Kissing poets' graves

Written By Lingkar Dunia on Friday, December 16, 2011 | 11:40 AM

Today, the inimitable Jacqueline Church Simonds, Small Press World blogger, posts an intriguingly Wilde item of gossip.

People are kissing Oscar Wilde's grave.  Goodness knows why (because the grave -- pictured -- is really rather intimidating), but they are.

Here is the background, from another intriguing site, devoted to poets' graves

Whilst in Reading Gaol Wilde received an ear injury which was not properly treated. Late in 1900 he developed further infections which led to meningitis, and his subsequent death at the age of 46.

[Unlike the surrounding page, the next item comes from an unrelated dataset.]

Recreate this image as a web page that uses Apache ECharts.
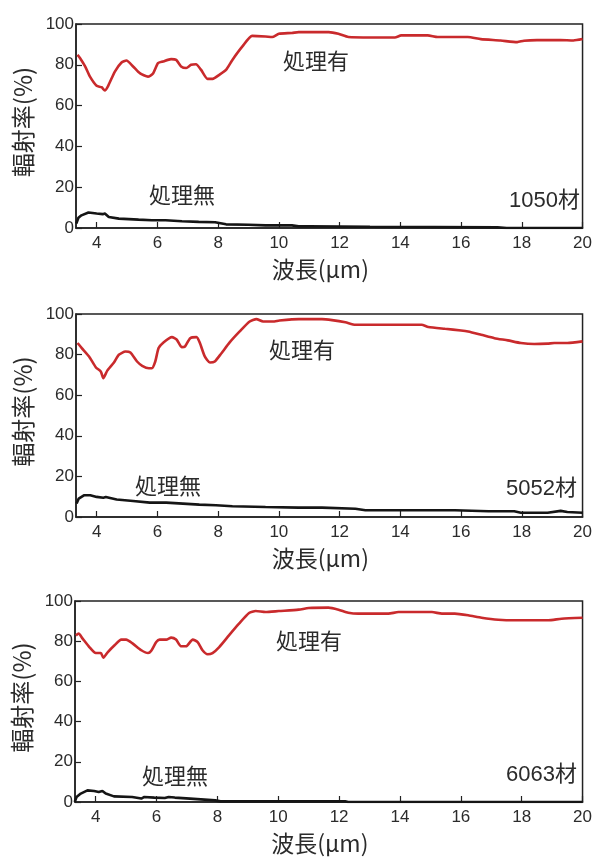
<!DOCTYPE html>
<html>
<head>
<meta charset="utf-8">
<script src="https://cdn.jsdelivr.net/npm/echarts@6/dist/echarts.min.js"></script>
<style>
  html, body { margin: 0; padding: 0; background: #fff; }
  #chart { width: 595px; height: 862px; }
</style>
</head>
<body>
<div id="chart"></div>
<script>
// Emissivity spectra (%) vs wavelength (µm) for three aluminium alloys,
// with and without surface treatment.

const xTicks = [4, 6, 8, 10, 12, 14, 16, 18, 20];
const materials = ['1050材', '5052材', '6063材'];
const treatedName = '処理有';
const untreatedName = '処理無';

// 1050 alloy, treated
const t1050X = [3.37, 3.45, 3.62, 3.78, 4.0, 4.16, 4.27, 4.38, 4.6, 4.82, 4.98, 5.2, 5.42, 5.69, 5.85, 6.02, 6.18, 6.45, 6.62, 6.78, 6.95, 7.11, 7.27, 7.44, 7.65, 7.82, 8.04, 8.26, 8.47, 8.8, 9.12, 9.56, 9.78, 10.0, 10.43, 10.65, 11.64, 11.96, 12.29, 13.05, 13.82, 14.03, 14.9, 15.23, 16.22, 16.65, 17.3, 17.85, 18.07, 18.5, 19.27, 19.7, 20.0];
const t1050Y = [84.9, 83.3, 79.2, 74.2, 69.7, 69.0, 67.4, 69.7, 76.7, 81.1, 82.1, 79.2, 75.9, 74.2, 75.6, 80.8, 81.6, 82.8, 82.4, 79.2, 78.4, 80.0, 80.3, 77.5, 73.1, 73.1, 75.1, 77.5, 82.4, 89.0, 94.2, 93.9, 93.6, 95.2, 95.6, 96.0, 96.0, 95.2, 93.6, 93.4, 93.4, 94.4, 94.4, 93.6, 93.6, 92.6, 91.9, 91.1, 91.8, 92.1, 92.1, 91.9, 92.6];
// 1050 alloy, untreated
const u1050X = [3.33, 3.4, 3.5, 3.73, 4.0, 4.2, 4.27, 4.4, 4.73, 5.38, 5.82, 6.27, 6.81, 7.36, 7.9, 8.26, 9.0, 9.56, 10.43, 10.65, 11.0, 13.0, 17.2, 17.5, 20.0];
const u1050Y = [2.2, 5.0, 6.2, 7.6, 7.1, 6.8, 7.1, 5.4, 4.6, 4.1, 3.8, 3.8, 3.3, 3.0, 2.8, 1.8, 1.6, 1.3, 1.3, 0.8, 0.8, 0.6, 0.3, 0.0, 0.0];

// 5052 alloy, treated
const t5052X = [3.37, 3.51, 3.75, 3.97, 4.14, 4.22, 4.35, 4.57, 4.73, 4.95, 5.11, 5.33, 5.5, 5.72, 5.82, 5.93, 6.04, 6.2, 6.48, 6.64, 6.8, 6.91, 7.08, 7.29, 7.4, 7.56, 7.73, 7.89, 8.11, 8.38, 8.71, 9.04, 9.26, 9.48, 9.8, 10.02, 10.66, 11.42, 11.75, 12.19, 12.52, 13.17, 13.94, 14.7, 14.92, 15.47, 16.0, 16.23, 16.66, 17.1, 17.54, 17.97, 18.41, 18.85, 19.07, 19.5, 20.0];
const t5052Y = [85.7, 83.2, 79.1, 73.8, 71.6, 68.4, 72.1, 76.1, 79.9, 81.5, 81.0, 76.6, 74.5, 73.3, 73.3, 76.6, 83.2, 86.0, 88.6, 87.3, 83.7, 84.0, 88.1, 88.6, 85.7, 79.1, 76.1, 76.6, 80.7, 86.0, 91.4, 96.3, 97.5, 96.3, 96.3, 96.8, 97.5, 97.5, 97.0, 95.9, 94.7, 94.7, 94.7, 94.7, 93.6, 92.7, 91.9, 91.4, 89.8, 88.1, 87.0, 85.7, 85.2, 85.4, 85.7, 85.7, 86.5];
// 5052 alloy, untreated
const u5052X = [3.34, 3.41, 3.58, 3.79, 4.0, 4.22, 4.3, 4.66, 5.2, 5.75, 6.29, 6.84, 7.38, 7.93, 8.47, 9.56, 10.65, 11.42, 12.52, 12.85, 13.94, 15.8, 16.9, 17.75, 17.97, 18.85, 19.28, 19.5, 20.0];
const u5052Y = [6.6, 9.1, 10.7, 10.7, 9.9, 9.5, 9.8, 8.6, 7.9, 7.1, 7.1, 6.6, 6.1, 5.8, 5.3, 4.9, 4.6, 4.6, 4.1, 3.3, 3.3, 3.3, 2.8, 2.8, 2.1, 2.1, 3.0, 2.5, 2.1];

// 6063 alloy, treated
const t6063X = [3.35, 3.44, 3.57, 3.79, 4.0, 4.17, 4.25, 4.4, 4.62, 4.84, 5.0, 5.22, 5.5, 5.72, 5.82, 5.99, 6.1, 6.32, 6.48, 6.64, 6.8, 6.97, 7.19, 7.35, 7.51, 7.68, 7.84, 8.06, 8.38, 8.71, 9.04, 9.26, 9.58, 10.02, 10.67, 11.0, 11.65, 11.98, 12.3, 12.63, 13.62, 13.95, 15.05, 15.38, 15.8, 16.24, 16.68, 17.23, 17.78, 18.87, 19.31, 20.0];
const t6063Y = [82.9, 83.8, 81.3, 77.1, 74.1, 74.1, 71.8, 74.6, 78.0, 80.8, 80.8, 78.8, 75.5, 74.1, 75.1, 79.6, 80.8, 80.8, 81.8, 80.8, 77.5, 77.5, 80.8, 79.6, 75.5, 73.5, 74.1, 77.1, 82.9, 88.7, 94.0, 95.0, 94.5, 95.0, 95.7, 96.5, 96.7, 95.7, 94.2, 93.7, 93.7, 94.5, 94.5, 93.7, 93.7, 92.9, 91.7, 90.7, 90.4, 90.4, 91.2, 91.7];
// 6063 alloy, untreated
const u6063X = [3.31, 3.37, 3.51, 3.73, 3.95, 4.1, 4.22, 4.33, 4.6, 5.2, 5.5, 5.6, 5.93, 6.27, 6.4, 6.6, 7.1, 7.16, 7.93, 8.1, 12.2, 12.3, 20.0];
const u6063Y = [0.0, 2.5, 4.2, 5.8, 5.5, 5.0, 5.5, 4.2, 2.8, 2.5, 1.7, 2.5, 2.2, 2.0, 2.5, 2.2, 1.7, 0.8, 0.8, 0.3, 0.3, 0.0, 0.0];

const treatedX = [t1050X, t5052X, t6063X];
const treatedY = [t1050Y, t5052Y, t6063Y];
const untreatedX = [u1050X, u5052X, u6063X];
const untreatedY = [u1050Y, u5052Y, u6063Y];

const zip = (xs, ys) => xs.map((x, i) => [x, ys[i]]);

const FONT = '"Liberation Sans", Arial, "Noto Sans CJK JP", sans-serif';
const CJK = '"Noto Sans CJK JP", "Liberation Sans", sans-serif';
const TEXT = '#2b2b2b';
const RED = '#c92a2c';
const BLACK = '#151515';

// panel boxes in pixels
const panels = [
  { left: 76, top: 24, width: 508, height: 204 },
  { left: 76, top: 314, width: 507, height: 203 },
  { left: 75, top: 601, width: 508, height: 201 }
];
// annotation placement for each panel
const notes = [
  { tr: [316, 61], ur: [182, 195], mat: [580, 201] },
  { tr: [302, 350], ur: [168, 486], mat: [577, 489] },
  { tr: [309, 641], ur: [175, 776], mat: [577, 775] }
];

const grids = [], xAxes = [], yAxes = [], series = [], graphics = [];
panels.forEach((p, i) => {
  grids.push({ left: p.left, top: p.top, width: p.width, height: p.height,
    show: true, borderColor: '#222', borderWidth: 1.5, backgroundColor: 'transparent' });
  xAxes.push({
    type: 'value', gridIndex: i, min: 3.32, max: 20,
    name: '波長(μm)', nameLocation: 'middle', nameGap: 30,
    nameTextStyle: { fontFamily: CJK, fontSize: 23, color: TEXT, padding: [0, 18, 0, 0] },
    axisLine: { show: true, onZero: false, lineStyle: { color: '#222', width: 1.5 } },
    axisTick: { show: true, inside: true, length: 6, customValues: xTicks, lineStyle: { color: '#222', width: 1.2 } },
    axisLabel: { customValues: xTicks, fontFamily: FONT, fontSize: 17, color: TEXT, margin: 7 },
    splitLine: { show: false }
  });
  yAxes.push({
    type: 'value', gridIndex: i, min: 0, max: 100, interval: 20,
    name: '輻射率(%)', nameLocation: 'middle', nameGap: 37, nameRotate: 90,
    nameTextStyle: { fontFamily: CJK, fontSize: 24, color: TEXT, padding: [0, 0, 0, 8] },
    axisLine: { show: true, lineStyle: { color: '#222', width: 1.5 } },
    axisTick: { show: true, inside: true, length: 6, lineStyle: { color: '#222', width: 1.2 } },
    axisLabel: { fontFamily: FONT, fontSize: 17, color: TEXT, margin: 2 },
    splitLine: { show: false }
  });
  series.push({
    name: treatedName + i, type: 'line', xAxisIndex: i, yAxisIndex: i,
    data: zip(treatedX[i], treatedY[i]), showSymbol: false, smooth: 0.2,
    lineStyle: { color: RED, width: 2.6 }, z: 3
  });
  series.push({
    name: untreatedName + i, type: 'line', xAxisIndex: i, yAxisIndex: i,
    data: zip(untreatedX[i], untreatedY[i]), showSymbol: false,
    lineStyle: { color: BLACK, width: 2.6 }, z: 4
  });
  const n = notes[i];
  graphics.push({ type: 'text', x: n.tr[0], y: n.tr[1],
    style: { text: treatedName, font: '22px ' + CJK, fill: TEXT, align: 'center', verticalAlign: 'middle' } });
  graphics.push({ type: 'text', x: n.ur[0], y: n.ur[1],
    style: { text: untreatedName, font: '22px ' + CJK, fill: TEXT, align: 'center', verticalAlign: 'middle' } });
  graphics.push({ type: 'text', x: n.mat[0], y: n.mat[1],
    style: { text: materials[i], font: '22px ' + FONT, fill: TEXT, align: 'right', verticalAlign: 'middle' } });
});

const chart = echarts.init(document.getElementById('chart'), null, { renderer: 'canvas' });
chart.setOption({
  animation: false,
  backgroundColor: '#fff',
  grid: grids,
  xAxis: xAxes,
  yAxis: yAxes,
  series: series,
  graphic: graphics
});
</script>
</body>
</html>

He died penniless and alone in a Paris hotel.

On his deathbed he converted to Catholicism. By becoming a catholic he enacted one of his well known witticisms: The Church of England is the best to live in, but the Catholic Church is the best to die in.

He is also reputed to have said, on being presented with an expensive medical bill, ' I suppose that I will have to die beyond my means'.

(Well, I love those quotes, but if he died alone, who was there to write them down?)

He was originally buried in the Bagneaux Cemetery but his remains were moved to Père Lachaise - the French National Cemetery - on July 19, 1909. However, the famous tomb, sculpted by Jacob Epstein was not added until 1914. It is now visited by hundreds of thousands of visitors each year - many of whom are gay men who come to pay their respects. The tomb is covered in lipstick kisses.

The ashes of Robert Ross (a former lover) are also buried in the tomb.

Comment from me:  This indicates that the kissing marks were made by gay men (wearing lipstick?), but google images show a lot of young women kissing the tomb, too.

People are also writing little messages.  I asked JCS what she would write, once she was in Paris with an old lipstick.  A quote from the man himself, of course! Morality, like art, means drawing a line someplace.

I then wondered what poet's grave I would kiss, in the unlikely eventuality that I got the irresistible urge.  Accordingly, I had a quick skim through the list of poets (dead poets, of course) on the poets' grave site.  I guess, at a push, it would have to be John Masefield.

He is buried in Westminster Abbey (the last poet to get there), so the surroundings would be great. 

And which tombstone, dear reader, would you choose to kiss?